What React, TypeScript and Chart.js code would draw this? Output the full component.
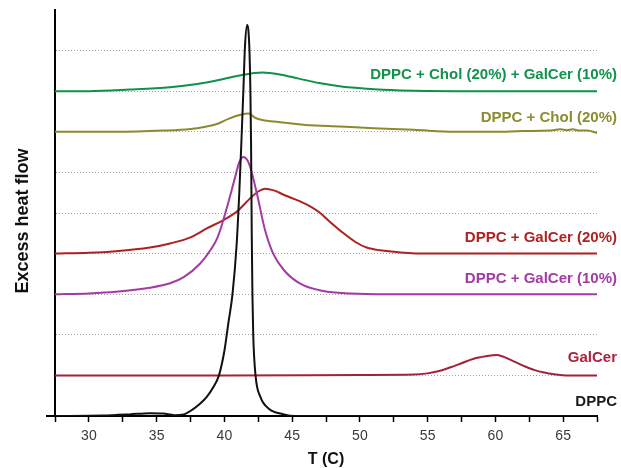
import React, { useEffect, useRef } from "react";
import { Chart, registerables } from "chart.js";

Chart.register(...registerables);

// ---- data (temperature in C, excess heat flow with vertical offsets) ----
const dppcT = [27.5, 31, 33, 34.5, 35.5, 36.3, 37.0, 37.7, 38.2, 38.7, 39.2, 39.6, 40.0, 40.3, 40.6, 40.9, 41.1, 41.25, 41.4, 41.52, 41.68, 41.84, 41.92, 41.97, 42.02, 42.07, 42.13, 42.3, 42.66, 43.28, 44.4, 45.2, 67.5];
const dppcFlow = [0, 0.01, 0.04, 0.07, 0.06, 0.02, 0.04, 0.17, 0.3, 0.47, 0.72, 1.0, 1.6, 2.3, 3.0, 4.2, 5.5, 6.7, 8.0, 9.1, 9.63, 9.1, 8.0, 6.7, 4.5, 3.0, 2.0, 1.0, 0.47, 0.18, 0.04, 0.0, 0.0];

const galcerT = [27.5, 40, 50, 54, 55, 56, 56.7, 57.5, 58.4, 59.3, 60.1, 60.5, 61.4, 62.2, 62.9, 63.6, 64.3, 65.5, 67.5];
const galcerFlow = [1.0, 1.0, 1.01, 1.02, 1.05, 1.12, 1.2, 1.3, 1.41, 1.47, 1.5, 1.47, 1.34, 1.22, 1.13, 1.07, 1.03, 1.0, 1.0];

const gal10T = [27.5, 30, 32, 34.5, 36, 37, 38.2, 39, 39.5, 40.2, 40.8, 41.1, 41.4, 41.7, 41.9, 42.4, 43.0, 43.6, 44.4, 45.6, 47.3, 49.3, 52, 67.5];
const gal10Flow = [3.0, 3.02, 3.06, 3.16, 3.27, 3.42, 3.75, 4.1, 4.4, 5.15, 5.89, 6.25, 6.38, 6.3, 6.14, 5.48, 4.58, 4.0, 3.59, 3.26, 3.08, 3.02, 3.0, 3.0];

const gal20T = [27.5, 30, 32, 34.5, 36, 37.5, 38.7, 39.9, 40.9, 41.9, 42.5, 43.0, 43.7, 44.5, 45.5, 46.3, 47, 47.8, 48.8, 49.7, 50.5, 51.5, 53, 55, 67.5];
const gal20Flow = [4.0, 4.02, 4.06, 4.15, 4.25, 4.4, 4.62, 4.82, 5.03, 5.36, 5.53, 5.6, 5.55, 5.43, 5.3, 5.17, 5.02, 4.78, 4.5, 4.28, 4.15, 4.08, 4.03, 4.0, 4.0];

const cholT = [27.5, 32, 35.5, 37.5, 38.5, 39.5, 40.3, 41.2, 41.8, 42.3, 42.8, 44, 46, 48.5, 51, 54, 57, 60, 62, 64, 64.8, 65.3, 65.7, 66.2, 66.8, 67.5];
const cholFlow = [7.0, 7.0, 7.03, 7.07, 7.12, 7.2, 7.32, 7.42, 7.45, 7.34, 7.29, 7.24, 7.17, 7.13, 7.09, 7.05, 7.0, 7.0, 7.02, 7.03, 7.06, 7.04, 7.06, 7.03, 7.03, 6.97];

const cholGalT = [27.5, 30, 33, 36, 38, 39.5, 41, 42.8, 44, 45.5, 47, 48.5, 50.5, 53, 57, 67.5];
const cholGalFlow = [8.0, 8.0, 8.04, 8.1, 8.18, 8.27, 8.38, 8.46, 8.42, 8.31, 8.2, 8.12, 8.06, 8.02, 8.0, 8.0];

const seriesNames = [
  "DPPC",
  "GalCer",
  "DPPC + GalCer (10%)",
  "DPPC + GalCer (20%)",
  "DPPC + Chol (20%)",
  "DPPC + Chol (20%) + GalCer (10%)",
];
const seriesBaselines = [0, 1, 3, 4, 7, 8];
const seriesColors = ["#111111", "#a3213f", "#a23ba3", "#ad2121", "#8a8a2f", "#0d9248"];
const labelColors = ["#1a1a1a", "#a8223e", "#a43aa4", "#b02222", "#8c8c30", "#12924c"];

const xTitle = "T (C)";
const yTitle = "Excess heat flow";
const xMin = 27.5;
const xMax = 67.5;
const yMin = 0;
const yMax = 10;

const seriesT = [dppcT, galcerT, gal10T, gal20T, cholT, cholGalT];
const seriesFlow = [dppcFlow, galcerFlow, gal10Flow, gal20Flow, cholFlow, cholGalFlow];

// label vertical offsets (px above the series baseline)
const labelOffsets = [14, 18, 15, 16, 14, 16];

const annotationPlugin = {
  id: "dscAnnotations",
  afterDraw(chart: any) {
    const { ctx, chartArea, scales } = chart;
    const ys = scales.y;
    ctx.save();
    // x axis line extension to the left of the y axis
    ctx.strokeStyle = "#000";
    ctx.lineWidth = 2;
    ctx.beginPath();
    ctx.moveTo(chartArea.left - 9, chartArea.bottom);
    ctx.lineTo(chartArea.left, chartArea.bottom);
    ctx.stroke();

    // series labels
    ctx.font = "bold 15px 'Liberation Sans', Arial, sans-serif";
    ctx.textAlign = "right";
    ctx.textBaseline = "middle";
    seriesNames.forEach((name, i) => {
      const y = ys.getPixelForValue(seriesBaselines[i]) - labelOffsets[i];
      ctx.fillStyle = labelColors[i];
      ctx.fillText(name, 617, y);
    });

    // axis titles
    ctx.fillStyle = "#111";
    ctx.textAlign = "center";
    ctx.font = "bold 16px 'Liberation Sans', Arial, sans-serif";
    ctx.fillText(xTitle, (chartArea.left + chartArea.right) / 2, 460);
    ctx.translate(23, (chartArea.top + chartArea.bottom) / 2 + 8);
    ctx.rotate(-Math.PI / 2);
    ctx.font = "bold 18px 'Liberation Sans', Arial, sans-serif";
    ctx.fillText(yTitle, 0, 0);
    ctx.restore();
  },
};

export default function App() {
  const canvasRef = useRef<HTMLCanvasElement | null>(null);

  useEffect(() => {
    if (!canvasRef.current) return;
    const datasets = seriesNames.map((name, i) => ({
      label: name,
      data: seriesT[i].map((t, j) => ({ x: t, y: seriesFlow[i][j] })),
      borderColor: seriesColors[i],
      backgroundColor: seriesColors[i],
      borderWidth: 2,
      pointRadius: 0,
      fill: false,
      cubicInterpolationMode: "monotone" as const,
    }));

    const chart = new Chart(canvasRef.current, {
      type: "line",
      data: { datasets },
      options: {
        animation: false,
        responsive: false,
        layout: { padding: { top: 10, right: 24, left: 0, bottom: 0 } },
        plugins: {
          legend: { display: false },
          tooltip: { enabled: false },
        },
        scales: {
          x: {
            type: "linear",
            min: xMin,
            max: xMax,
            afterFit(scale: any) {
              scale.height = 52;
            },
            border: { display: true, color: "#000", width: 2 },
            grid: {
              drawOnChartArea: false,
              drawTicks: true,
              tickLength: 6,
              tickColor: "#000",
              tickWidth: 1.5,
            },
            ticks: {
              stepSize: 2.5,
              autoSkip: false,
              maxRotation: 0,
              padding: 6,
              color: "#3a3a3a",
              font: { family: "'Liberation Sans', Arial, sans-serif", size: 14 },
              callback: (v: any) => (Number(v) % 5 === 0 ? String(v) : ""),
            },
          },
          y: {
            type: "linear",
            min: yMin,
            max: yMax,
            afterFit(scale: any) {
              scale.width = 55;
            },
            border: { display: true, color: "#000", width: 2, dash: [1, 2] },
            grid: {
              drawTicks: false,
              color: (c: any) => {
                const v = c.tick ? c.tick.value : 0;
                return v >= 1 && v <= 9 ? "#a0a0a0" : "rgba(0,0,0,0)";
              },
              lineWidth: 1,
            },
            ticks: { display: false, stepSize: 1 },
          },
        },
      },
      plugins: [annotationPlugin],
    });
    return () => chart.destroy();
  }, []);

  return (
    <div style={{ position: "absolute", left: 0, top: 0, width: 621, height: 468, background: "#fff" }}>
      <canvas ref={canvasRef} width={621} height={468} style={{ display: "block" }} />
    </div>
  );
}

----------

▶ What to work on
Pictures stay out. Print the data exactly, from its first line through the line containing "1.03, 1.0, 1.0];".

▶ Problem solution
What React, TypeScript and Chart.js code would draw this? Output the full component.
import React, { useEffect, useRef } from "react";
import { Chart, registerables } from "chart.js";

Chart.register(...registerables);

// ---- data (temperature in C, excess heat flow with vertical offsets) ----
const dppcT = [27.5, 31, 33, 34.5, 35.5, 36.3, 37.0, 37.7, 38.2, 38.7, 39.2, 39.6, 40.0, 40.3, 40.6, 40.9, 41.1, 41.25, 41.4, 41.52, 41.68, 41.84, 41.92, 41.97, 42.02, 42.07, 42.13, 42.3, 42.66, 43.28, 44.4, 45.2, 67.5];
const dppcFlow = [0, 0.01, 0.04, 0.07, 0.06, 0.02, 0.04, 0.17, 0.3, 0.47, 0.72, 1.0, 1.6, 2.3, 3.0, 4.2, 5.5, 6.7, 8.0, 9.1, 9.63, 9.1, 8.0, 6.7, 4.5, 3.0, 2.0, 1.0, 0.47, 0.18, 0.04, 0.0, 0.0];

const galcerT = [27.5, 40, 50, 54, 55, 56, 56.7, 57.5, 58.4, 59.3, 60.1, 60.5, 61.4, 62.2, 62.9, 63.6, 64.3, 65.5, 67.5];
const galcerFlow = [1.0, 1.0, 1.01, 1.02, 1.05, 1.12, 1.2, 1.3, 1.41, 1.47, 1.5, 1.47, 1.34, 1.22, 1.13, 1.07, 1.03, 1.0, 1.0];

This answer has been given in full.